=== Request ===
Select and copy out every line in the records containing "source".

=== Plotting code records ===
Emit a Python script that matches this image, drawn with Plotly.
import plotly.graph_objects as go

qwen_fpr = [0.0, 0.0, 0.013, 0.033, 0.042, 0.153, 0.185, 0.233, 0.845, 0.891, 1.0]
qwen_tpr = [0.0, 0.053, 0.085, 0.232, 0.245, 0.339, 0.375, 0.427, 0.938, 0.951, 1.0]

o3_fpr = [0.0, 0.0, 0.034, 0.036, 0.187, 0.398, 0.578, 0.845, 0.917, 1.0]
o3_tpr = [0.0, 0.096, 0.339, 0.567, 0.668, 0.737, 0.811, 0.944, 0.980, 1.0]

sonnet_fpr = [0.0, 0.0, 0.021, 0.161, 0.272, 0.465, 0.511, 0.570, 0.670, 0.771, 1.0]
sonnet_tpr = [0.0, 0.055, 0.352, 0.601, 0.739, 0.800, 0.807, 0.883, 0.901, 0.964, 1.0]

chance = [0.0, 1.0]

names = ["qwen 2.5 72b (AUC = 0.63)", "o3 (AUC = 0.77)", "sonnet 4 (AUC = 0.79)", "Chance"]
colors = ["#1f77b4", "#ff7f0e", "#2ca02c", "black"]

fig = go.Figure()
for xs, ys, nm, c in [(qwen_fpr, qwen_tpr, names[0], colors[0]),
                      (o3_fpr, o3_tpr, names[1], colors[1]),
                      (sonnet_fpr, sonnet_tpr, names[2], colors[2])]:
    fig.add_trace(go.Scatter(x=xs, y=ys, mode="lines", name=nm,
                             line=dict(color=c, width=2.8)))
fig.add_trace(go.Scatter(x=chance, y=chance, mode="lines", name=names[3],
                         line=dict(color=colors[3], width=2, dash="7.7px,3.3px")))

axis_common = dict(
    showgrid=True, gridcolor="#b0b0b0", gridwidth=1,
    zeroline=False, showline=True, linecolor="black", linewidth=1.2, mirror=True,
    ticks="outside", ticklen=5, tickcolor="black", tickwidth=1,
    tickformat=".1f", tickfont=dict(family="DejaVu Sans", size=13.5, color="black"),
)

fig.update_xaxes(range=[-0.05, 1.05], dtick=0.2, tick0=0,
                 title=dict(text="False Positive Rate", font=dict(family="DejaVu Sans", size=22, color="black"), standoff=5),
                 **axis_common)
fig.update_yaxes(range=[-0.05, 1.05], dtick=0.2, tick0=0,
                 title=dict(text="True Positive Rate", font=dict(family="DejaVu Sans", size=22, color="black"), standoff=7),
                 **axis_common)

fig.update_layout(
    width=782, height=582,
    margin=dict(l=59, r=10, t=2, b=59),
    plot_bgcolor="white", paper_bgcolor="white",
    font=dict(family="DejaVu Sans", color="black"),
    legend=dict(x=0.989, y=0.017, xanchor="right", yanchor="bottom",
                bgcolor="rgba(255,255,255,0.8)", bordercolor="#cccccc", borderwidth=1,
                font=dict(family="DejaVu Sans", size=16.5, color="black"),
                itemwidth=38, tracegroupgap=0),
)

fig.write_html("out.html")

* * *

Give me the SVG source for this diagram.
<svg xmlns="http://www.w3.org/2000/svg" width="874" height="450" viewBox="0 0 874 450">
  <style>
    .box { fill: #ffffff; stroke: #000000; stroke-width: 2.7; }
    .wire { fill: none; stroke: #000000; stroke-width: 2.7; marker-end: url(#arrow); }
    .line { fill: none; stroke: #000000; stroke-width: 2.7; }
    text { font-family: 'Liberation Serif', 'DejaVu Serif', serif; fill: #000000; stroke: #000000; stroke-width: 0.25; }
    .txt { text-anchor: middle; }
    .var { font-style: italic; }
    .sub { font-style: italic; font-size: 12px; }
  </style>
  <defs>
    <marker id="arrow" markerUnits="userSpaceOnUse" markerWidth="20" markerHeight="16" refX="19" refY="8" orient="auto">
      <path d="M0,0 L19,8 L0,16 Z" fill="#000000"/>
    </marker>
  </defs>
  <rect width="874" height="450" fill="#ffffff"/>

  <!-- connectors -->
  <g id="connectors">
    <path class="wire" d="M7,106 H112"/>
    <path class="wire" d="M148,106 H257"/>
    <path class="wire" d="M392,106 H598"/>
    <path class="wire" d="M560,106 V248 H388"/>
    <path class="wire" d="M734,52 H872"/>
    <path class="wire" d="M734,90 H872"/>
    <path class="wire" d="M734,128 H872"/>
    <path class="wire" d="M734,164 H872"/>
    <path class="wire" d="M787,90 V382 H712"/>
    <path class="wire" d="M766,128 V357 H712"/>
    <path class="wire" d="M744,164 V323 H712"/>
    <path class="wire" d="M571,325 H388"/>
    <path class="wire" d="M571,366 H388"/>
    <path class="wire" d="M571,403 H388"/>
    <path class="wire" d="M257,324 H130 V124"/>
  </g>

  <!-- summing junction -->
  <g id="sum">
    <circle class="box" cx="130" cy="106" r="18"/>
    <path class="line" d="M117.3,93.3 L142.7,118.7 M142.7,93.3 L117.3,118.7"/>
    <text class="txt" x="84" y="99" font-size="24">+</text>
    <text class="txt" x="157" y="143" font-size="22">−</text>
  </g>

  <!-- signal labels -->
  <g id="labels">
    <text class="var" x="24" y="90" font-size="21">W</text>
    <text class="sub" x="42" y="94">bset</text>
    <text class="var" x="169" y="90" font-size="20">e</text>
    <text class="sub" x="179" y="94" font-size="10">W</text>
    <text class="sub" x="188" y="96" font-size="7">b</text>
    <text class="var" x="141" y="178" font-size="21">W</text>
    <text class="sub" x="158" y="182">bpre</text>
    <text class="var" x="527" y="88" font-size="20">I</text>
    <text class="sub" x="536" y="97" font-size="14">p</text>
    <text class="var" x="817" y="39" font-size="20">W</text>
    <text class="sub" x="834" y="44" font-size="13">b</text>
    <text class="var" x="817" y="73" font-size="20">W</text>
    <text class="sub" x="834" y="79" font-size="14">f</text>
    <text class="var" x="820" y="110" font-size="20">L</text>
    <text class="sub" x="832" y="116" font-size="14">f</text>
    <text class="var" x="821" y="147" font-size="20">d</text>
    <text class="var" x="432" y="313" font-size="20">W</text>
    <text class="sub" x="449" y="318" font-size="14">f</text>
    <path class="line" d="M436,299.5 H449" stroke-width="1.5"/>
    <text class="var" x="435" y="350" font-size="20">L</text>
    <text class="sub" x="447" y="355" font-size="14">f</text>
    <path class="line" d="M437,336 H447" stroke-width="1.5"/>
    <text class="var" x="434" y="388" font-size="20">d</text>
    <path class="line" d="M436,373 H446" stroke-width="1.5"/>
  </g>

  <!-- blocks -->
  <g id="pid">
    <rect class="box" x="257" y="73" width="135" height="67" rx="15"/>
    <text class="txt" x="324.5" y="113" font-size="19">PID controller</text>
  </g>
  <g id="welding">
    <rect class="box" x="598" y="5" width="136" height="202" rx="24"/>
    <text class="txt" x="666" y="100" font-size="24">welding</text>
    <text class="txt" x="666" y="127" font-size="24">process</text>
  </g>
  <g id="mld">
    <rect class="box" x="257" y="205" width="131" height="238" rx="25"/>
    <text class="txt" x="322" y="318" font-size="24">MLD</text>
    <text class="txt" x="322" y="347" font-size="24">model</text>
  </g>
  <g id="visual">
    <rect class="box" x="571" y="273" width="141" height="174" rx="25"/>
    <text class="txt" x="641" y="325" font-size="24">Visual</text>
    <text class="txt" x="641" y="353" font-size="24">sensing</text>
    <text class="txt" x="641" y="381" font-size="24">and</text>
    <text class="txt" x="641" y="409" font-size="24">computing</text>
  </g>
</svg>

---

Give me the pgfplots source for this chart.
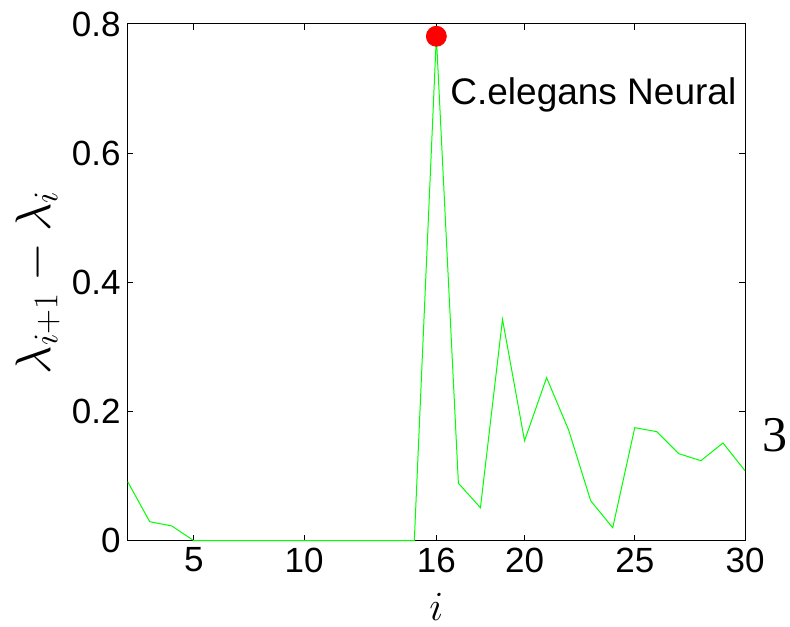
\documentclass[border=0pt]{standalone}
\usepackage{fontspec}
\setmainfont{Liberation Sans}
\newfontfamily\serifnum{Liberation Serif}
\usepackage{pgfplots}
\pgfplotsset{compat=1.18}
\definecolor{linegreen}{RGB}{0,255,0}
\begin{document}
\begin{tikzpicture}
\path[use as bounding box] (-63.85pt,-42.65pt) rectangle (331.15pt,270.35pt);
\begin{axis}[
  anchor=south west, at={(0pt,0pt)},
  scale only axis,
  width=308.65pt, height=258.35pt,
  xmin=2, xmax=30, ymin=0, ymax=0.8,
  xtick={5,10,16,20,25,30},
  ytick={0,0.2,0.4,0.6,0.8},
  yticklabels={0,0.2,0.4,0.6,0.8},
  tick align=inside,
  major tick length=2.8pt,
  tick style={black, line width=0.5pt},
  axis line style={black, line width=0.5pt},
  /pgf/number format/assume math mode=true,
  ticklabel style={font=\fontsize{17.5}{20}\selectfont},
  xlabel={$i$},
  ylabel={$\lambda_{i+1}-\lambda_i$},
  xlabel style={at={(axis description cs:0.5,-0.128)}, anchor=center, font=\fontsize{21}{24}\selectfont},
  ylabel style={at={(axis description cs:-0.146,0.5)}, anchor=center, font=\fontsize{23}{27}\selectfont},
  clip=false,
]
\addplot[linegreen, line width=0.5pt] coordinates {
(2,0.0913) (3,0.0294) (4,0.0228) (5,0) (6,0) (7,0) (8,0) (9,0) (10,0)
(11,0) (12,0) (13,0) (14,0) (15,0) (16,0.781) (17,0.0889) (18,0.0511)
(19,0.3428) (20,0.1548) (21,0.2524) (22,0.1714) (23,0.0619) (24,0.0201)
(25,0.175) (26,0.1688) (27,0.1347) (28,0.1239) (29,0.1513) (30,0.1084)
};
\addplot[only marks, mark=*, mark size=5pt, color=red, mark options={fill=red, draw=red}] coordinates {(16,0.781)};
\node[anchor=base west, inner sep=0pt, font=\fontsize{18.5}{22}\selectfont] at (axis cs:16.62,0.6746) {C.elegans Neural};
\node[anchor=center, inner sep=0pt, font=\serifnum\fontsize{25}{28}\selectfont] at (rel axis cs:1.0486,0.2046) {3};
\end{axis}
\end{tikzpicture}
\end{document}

=== Written solution ===
Give me the SVG source for this diagram.
Give me the pgfplots source for this chart.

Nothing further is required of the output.